Another Letter to Momma


Hi Momma - Below is a little essay I wrote about Mother's Day, as an assignment in my writing workshop a few months ago, and I thought this would be the good day to share it with you, and with all.


May 8, 2011
San Francisco

Mothers Day

        Anna Jarvis from Grafton, West Virginia, is considered the “mother” of Mothers Day, since it was she who introduced the idea to the general public in 1908.   Her goal was to simply honor all mothers. 
        President Woodrow Wilson made it a national holiday in 1914, and with the considerable help of storeowner John Wanamaker, Mothers Day became the holiday on which more greeting cards and small gifts are sold than any other day of the year. 
        It became known as “the Hallmark Holiday”, and it eventually so disgusted Ms.
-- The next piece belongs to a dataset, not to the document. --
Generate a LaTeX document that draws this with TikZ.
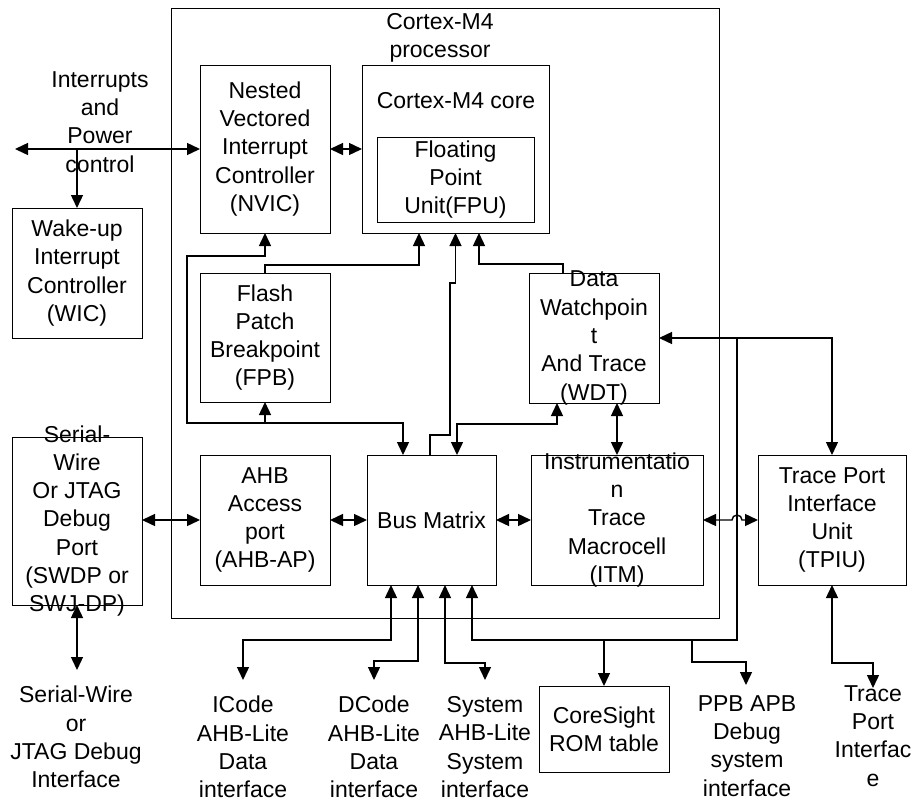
\documentclass[tikz,border=0pt]{standalone}
\usepackage{fontspec}
\setmainfont{Liberation Sans}
\usetikzlibrary{arrows.meta}

\tikzset{
  blk/.style={draw, line width=0.9pt, inner sep=0pt, outer sep=0pt, align=center},
  txt/.style={align=center, inner sep=0pt},
  arr/.style={line width=1.4pt, -{Triangle[length=13pt,width=12pt]}},
  dbl/.style={line width=1.4pt, {Triangle[length=13pt,width=12pt]}-{Triangle[length=13pt,width=12pt]}},
}

\begin{document}
\begin{tikzpicture}[x=1pt, y=-1pt, font=\fontsize{23}{28.3}\selectfont]
\useasboundingbox (0,0) rectangle (914,801);

% Processor outline
\node[blk, minimum width=548pt, minimum height=610pt] (proc) at (445,313) {};
\node[txt] (proct) at (440,38) {Cortex-M4\\processor};

% Core and FPU
\node[blk, minimum width=187pt, minimum height=168pt] (core) at (455.5,149) {};
\node[txt] (coret) at (456,101) {Cortex-M4 core};
\node[blk, minimum width=157pt, minimum height=85pt] (fpu) at (455.5,179.5) {Floating\\Point\\Unit(FPU)};

% Blocks inside the processor
\node[blk, minimum width=130pt, minimum height=168pt] (nvic) at (265,149) {Nested\\Vectored\\Interrupt\\Controller\\(NVIC)};
\node[blk, minimum width=130pt, minimum height=129pt] (fpb) at (265,337.5) {Flash\\Patch\\Breakpoint\\(FPB)};
\node[blk, minimum size=130pt] (dwt) at (594,338) {};
\node[txt] (dwtt) at (dwt) {Data\\Watchpoin\\t\\And Trace\\(WDT)};
\node[blk, minimum size=130pt] (ahbap) at (265,520) {AHB\\Access\\port\\(AHB-AP)};
\node[blk, minimum width=129pt, minimum height=130pt] (bus) at (431.5,520) {Bus Matrix};
\node[blk, minimum width=172pt, minimum height=130pt] (itm) at (617,520) {};
\node[txt] (itmt) at (itm) {Instrumentatio\\n\\Trace\\Macrocell\\(ITM)};

% Blocks outside the processor
\node[blk, minimum size=130pt] (wic) at (77,273) {Wake-up\\Interrupt\\Controller\\(WIC)};
\node[blk, minimum width=130pt, minimum height=168pt] (swdp) at (77,521) {};
\node[txt] (swdpt) at (swdp) {Serial-\\Wire\\Or JTAG\\Debug\\Port\\(SWDP or\\SWJ-DP)};
\node[blk, minimum width=148pt, minimum height=130pt] (tpiu) at (832,520) {Trace Port\\Interface\\Unit\\(TPIU)};
\node[blk, minimum width=130pt, minimum height=86pt] (rom) at (604,729) {CoreSight\\ROM table};

% External interfaces
\node[txt] (irq) at (100,122) {Interrupts\\and\\Power\\control};
\node[txt] (swif) at (76,737) {Serial-Wire\\or\\JTAG Debug\\Interface};
\node[txt] (icode) at (243,747) {ICode\\AHB-Lite\\Data\\interface};
\node[txt] (dcode) at (374,747) {DCode\\AHB-Lite\\Data\\interface};
\node[txt] (sysif) at (485,747) {System\\AHB-Lite\\System\\interface};
\node[txt] (ppb) at (747,746) {PPB APB\\Debug\\system\\interface};
\node[txt] (trace) at (873,736) {Trace\\Port\\Interfac\\e};

\coordinate (irqend) at (15,149);
\coordinate (swin) at (77,670);
\coordinate (icodein) at (243,680);
\coordinate (dcodein) at (374,680);
\coordinate (sysin) at (485,680);
\coordinate (ppbin) at (746,685);
\coordinate (tracein) at (873,688);

% Interrupts and power
\draw[dbl] (irqend) -- (nvic.west);
\draw[arr] (wic.north |- nvic.west) -- (wic.north);
\draw[dbl] (nvic.east) -- (core.west);

% Paths up to NVIC and core
\draw[dbl] (nvic.south) -- ++(0,23) -- ++(-78,0) -- ++(0,167) -| ([xshift=-28.5pt]bus.north);
\draw[arr] ([yshift=-21pt]fpb.south) -- (fpb.south);
\draw[arr] (fpb.north) -- ++(0,-8) -| ([xshift=-36.5pt]core.south);
\draw[arr] ([xshift=-1.5pt]bus.north) -- ++(0,-20) -- ++(20,0) -- ++(0,-152) -| (core.south);
\draw[arr] ([xshift=-31pt]dwt.north) -- ++(0,-9) -| ([xshift=23.5pt]core.south);
\draw[dbl] ([xshift=25.5pt]bus.north) -- ++(0,-31) -| ([xshift=-37pt]dwt.south);
\draw[dbl] (dwt.south -| itm.north) -- (itm.north);

% Debug and trace row
\draw[dbl] (swdp.east |- ahbap.west) -- (ahbap.west);
\draw[dbl] (ahbap.east) -- (bus.west);
\draw[dbl] (bus.east) -- (itm.west);
\draw[dbl] (itm.east) -- ++(29,0) arc[start angle=180, end angle=360, radius=5] -- (tpiu.west);

% Private peripheral bus
\draw[dbl] (dwt.east) -| (tpiu.north);
\draw[arr] ([xshift=18pt]proc.east |- dwt.east) -- ++(0,302) -| ([xshift=40.5pt]bus.south);
\draw[arr] ([yshift=46pt]rom.north) -- (rom.north);
\draw[arr] ([xshift=88pt,yshift=46pt]rom.north) -- ++(0,22) -| (ppbin);

% Bus interfaces
\draw[dbl] ([xshift=-40.5pt]bus.south) -- ++(0,55) -| (icodein);
\draw[dbl] ([xshift=-13.5pt]bus.south) -- ++(0,76) -| (dcodein);
\draw[dbl] ([xshift=13.5pt]bus.south) -- ++(0,78) -| (sysin);

% Debug port and trace port
\draw[dbl] (swdp.south) -- (swin);
\draw[dbl] (tpiu.south) -- ++(0,78) -| (tracein);
\end{tikzpicture}
\end{document}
Jarvis, (because people bought pre-made cards instead of taking the time and making the heart-felt effort to pen personal notes), that she officially “took back” her Mothers Day Idea in 1948.
        That was the year I was born.
        Great.   
       The year I was born, the mother of Mothers Day disowned her brainchild.
        Which, on some psychic level, leads me to ponder why I never became a mother myself, and also why I never had the arrogance to believe that I fully understood my own. As a kid, I loved pretty packages neatly tied up with bows, but even young, I knew Motherhood was something  too messy, contradictory and powerful to contain.  Too bewildering to easily trust.
            I mean, she was a whole person before I was ever born, a person in her own right, yet she seemed to forget all that and made me the center of everything she cared for to such a degree that she almost disappeared.  I was all that mattered. It wasn’t until years later, when I was established in a life of my own, that I learned she loved red velvet curtains.  She bought some for the first apartment she lived in alone after Daddy died.  I never even knew she loved red.  I don’t understand how I never knew that.
            She had the audacity to take a lover after my father’s death. How could my Mother do that?  Mothers don’t do that! Mothers don’t …y’know…. the sex thing!   That was my specialty!   But there they were: Mother and Albert! Doing it!  A LOT!
(I remember now the hilarious night she and I shared a bottle of Scotch, and I made her say the word “fuck” out loud. I was in a Consciousness Raising class at Northwestern, and it was our holiday assignment to go home and cause a “revolution”: mine was to get my Momma to say a dirty word. She did, and it was marvelous in so many ways.)
          And then, as she got nearer to dying, I grabbed onto that time in an effort to more thoroughly know this woman whose title had been “Evalyn’s Momma”, at least through my entire life, if not hers. I got a special tape recorder so I could have some audio to refer to on that inevitable day when I knew I would forget how she sounded. I spent two weeks out of every month in Chicago, to be by her side. It was then she told me something that made me happy and sad in the same instant: her only regret in dying was that she’d miss what happened next …..in my life. For some reason, that I understood .  I also understood that I had been living my entire life for one audience and one audience only: my Momma. 
        And then – suddenly – there was no more time.  My class in “ Momma” was over, and the bell had rung.  I was so glad I’d used that tape recorder.
       
        Motherhood is far too complex an undertaking to be honored or epitomized in the corny quatrains of a greeting card. To make one 24-hour period the “special time” to stop and consider this intricate matrix of circumstances, emotions, influences, relationships and consequences seems a peculiarly American thing to attempt, a fast-food approach to the most profound of undertakings: creating the Earth’s next human inhabitants.  One lonely little day – sanctified by Congress or not- just doesn’t seem to do the job.  In fact, like so many “quickies”, it’s just not satisfying on any level.
       SO, along with Ms Anna Jarvis, I too take back “Mothers Day” and all the tacky baby blue, pink and frilly stuff I ever purchased. Every hand-made piece of junk I ever imposed on my Momma, I give her permission to posthumously toss!   Instead, I will raise a glass of Scotch, in honor of the night she said a dirty word or two, and simply drink to a Life that, along with other mysteries, makes motherhood the way things are done to survive.
         And Mothers?  I say, let’s honor them every moment, every hour, every day, month and year, as long as we breathe. Above all, let’s remember them. For without them – and this isn’t hard to understand at all – without them, we are…..not.